Presented by: Christopher Clayton (Yale University)
Co-author(s): Matteo Maggiori (Stanford University) and Jesse Schreger (Columbia University)

We introduce a framework for analyzing geopolitical and economic competition around the world. Geopolitical power arises from the ability to jointly exercise threats arising from separate economic activities. Being able to retaliate against a deviating country across multiple arenas, often involving indirect threats from third parties also being pressured, increases the off equilibrium threats and, thus, helps in equilibrium to alleviate incentive compatibility constraints in global trade and production. A world hegemon, like the United States, can extract the benefits arising from relaxing these constraints. We characterize strategic industries, enforcement externalities, and the increasing returns to scale in strategic sectors that lead to the emergence of hegemons. We formalize the idea of economic coercion as a combination of strategic pressure points and extraction points. We then apply the framework to make sense of both modern and historical episodes. We explore the structure of China’s Belt and Road Initiative and China’s attempts at utilizing economic power for non-economic aims, and recent attempts by western countries to introduce measures to limit this influence.

Aug 1

4:35 pm - 5:00 pm PDT

Break

Aug 1

5:00 pm - 5:50 pm PDT

The Macroeconomic Consequences of Exchange Rate Depreciations

Presented by: Jón Steinsson (University of California Berkeley)
Co-author(s): Masao Fukui (Boston University) and Emi Nakamura (University of California Berkeley)

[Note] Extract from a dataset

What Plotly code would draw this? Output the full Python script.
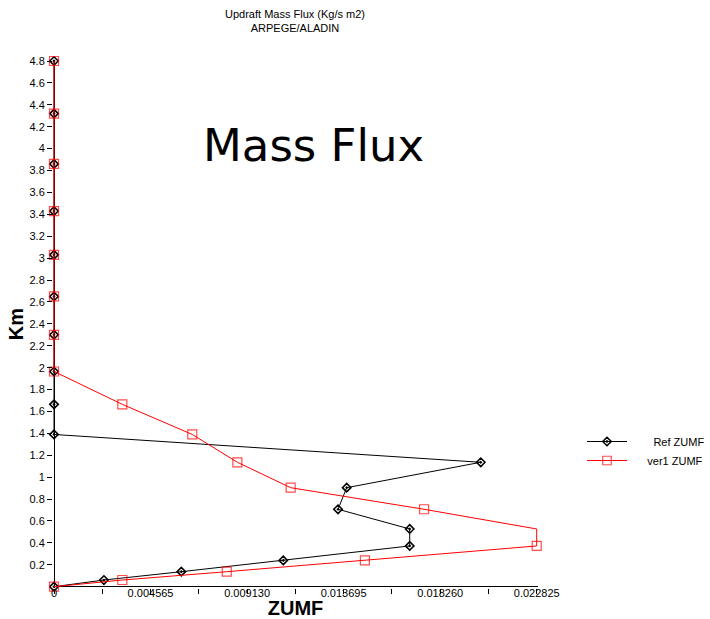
import plotly.graph_objects as go

# ---- data ----
heights_km = [0, 0.061, 0.137, 0.24, 0.372, 0.527, 0.707, 0.904, 1.136, 1.39, 1.665,
              1.965, 2.30, 2.65, 3.03, 3.43, 3.86, 4.32, 4.8]
ref_zumf = [0, 0.00236, 0.00602, 0.01084, 0.01682, 0.01682, 0.01343, 0.01384, 0.02018,
            0, 0, 0, 0, 0, 0, 0, 0, 0, 0]
ver1_zumf = [0, 0.00323, 0.00817, 0.0147, 0.022825, 0.0241, 0.0175, 0.01119, 0.00867,
             0.00654, 0.00323, 0, 0, 0, 0, 0, 0, 0, 0]
series_names = ["Ref ZUMF", "ver1 ZUMF"]

x_tickvals = [0, 0.0022825, 0.004565, 0.0068475, 0.00913, 0.0114125, 0.013695,
              0.0159775, 0.01826, 0.0205425, 0.022825]
x_ticktext = ["0", "", "0.004565", "", "0.009130", "", "0.013695", "", "0.018260", "", "0.022825"]
y_tickvals = [0.2, 0.4, 0.6, 0.8, 1.0, 1.2, 1.4, 1.6, 1.8, 2.0, 2.2, 2.4, 2.6, 2.8, 3.0,
              3.2, 3.4, 3.6, 3.8, 4.0, 4.2, 4.4, 4.6, 4.8]
y_ticktext = ["0.2", "0.4", "0.6", "0.8", "1", "1.2", "1.4", "1.6", "1.8", "2", "2.2", "2.4",
              "2.6", "2.8", "3", "3.2", "3.4", "3.6", "3.8", "4", "4.2", "4.4", "4.6", "4.8"]

XMAX = 0.022825
FONT = "Liberation Sans, Arial, sans-serif"

W, H = 710, 619
ML, MR, MT, MB = 53, 172, 60, 31
PW, PH = W - ML - MR, H - MT - MB


def px_x(p):
    return (p - ML) / PW


def px_y(p):
    return (H - MB - p) / PH


# values beyond the plotted range are clamped at the frame edge (as in the original), markers hidden
ver1_plot = [min(v, XMAX) for v in ver1_zumf]
ver1_sizes = [9 if v <= XMAX else 0 for v in ver1_zumf]

# legend labels are right-aligned in the original: pad on the left with no-break spaces
NBSP = "\u00a0"
legend_pad = [7, 5]

fig = go.Figure()
fig.add_trace(go.Scatter(
    x=ref_zumf, y=heights_km, mode="lines+markers", name=NBSP * legend_pad[0] + series_names[0],
    line=dict(color="black", width=1),
    marker=dict(symbol="diamond-open-dot", size=6.5, color="black", line=dict(width=1.6, color="black")),
    cliponaxis=False,
))
fig.add_trace(go.Scatter(
    x=ver1_plot, y=heights_km, mode="lines+markers", name=NBSP * legend_pad[1] + series_names[1],
    line=dict(color="red", width=1),
    marker=dict(symbol="square-open", size=ver1_sizes, color="red", line=dict(width=1.2, color="red")),
    cliponaxis=False,
))

fig.update_layout(
    width=W, height=H,
    margin=dict(l=ML, r=MR, t=MT, b=MB, autoexpand=False),
    paper_bgcolor="white", plot_bgcolor="white",
    font=dict(family=FONT, size=11, color="black"),
    title=dict(text="Updraft Mass Flux (Kg/s m2)<br>ARPEGE/ALADIN",
               x=295 / W, xanchor="center", y=1 - 18 / H, yanchor="top",
               font=dict(family=FONT, size=11, color="black")),
    showlegend=True,
    legend=dict(x=px_x(582), xanchor="left", y=px_y(427), yanchor="top",
                bgcolor="rgba(0,0,0,0)", font=dict(family=FONT, size=11, color="black"),
                tracegroupgap=0, itemwidth=40),
    xaxis=dict(
        range=[-1 / 21148, 0.022886], automargin=False,
        tickmode="array", tickvals=x_tickvals, ticktext=x_ticktext,
        ticks="outside", ticklen=5, tickcolor="black", tickwidth=1,
        showgrid=False, showline=False,
        zeroline=True, zerolinecolor="black", zerolinewidth=1,
        tickfont=dict(family=FONT, size=11, color="black"),
        ticklabelstandoff=-10,
        title=dict(text="<b>ZUMF</b>", font=dict(family=FONT, size=20, color="black"), standoff=6),
    ),
    yaxis=dict(
        range=[-0.0119, 4.8091], automargin=False,
        tickmode="array", tickvals=y_tickvals, ticktext=y_ticktext,
        ticks="outside", ticklen=5, tickcolor="black", tickwidth=1,
        showgrid=False, showline=False,
        zeroline=True, zerolinecolor="black", zerolinewidth=1,
        tickfont=dict(family=FONT, size=11, color="black"),
        title=dict(text="<b>Km</b>", font=dict(family=FONT, size=20, color="black"), standoff=0),
    ),
    annotations=[dict(text="Mass Flux", x=px_x(313), y=px_y(145), xref="paper", yref="paper",
                      xanchor="center", yanchor="middle", showarrow=False,
                      font=dict(family="DejaVu Sans", size=45, color="black"))],
)

fig.write_html("out.html")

We study the consequences of “regime-induced” exchange rate depreciations by comparing outcomes for peggers versus floaters to the US dollar in response to a dollar depreciation. Pegger currencies depreciate relative to floater currencies and these depreciations are strongly expansionary. The boom is not associated with an increase in net exports, or a fall in nominal interest rates in the pegger countries. This suggests that expenditure switching and domestic monetary policy are not the main drivers of the boom. We develop a financially driven exchange rate (FDX) model in which multiple shocks originating in the financial sector drive exchange rates and households and firms can borrow in foreign currencies. Following a depreciation, UIP deviations lower the costs of borrowing from abroad and stimulate the economy, as in the data. The model is consistent with (unconditional) exchange rate disconnect and the Mussa facts, even though exchange rates have large effects on the economy.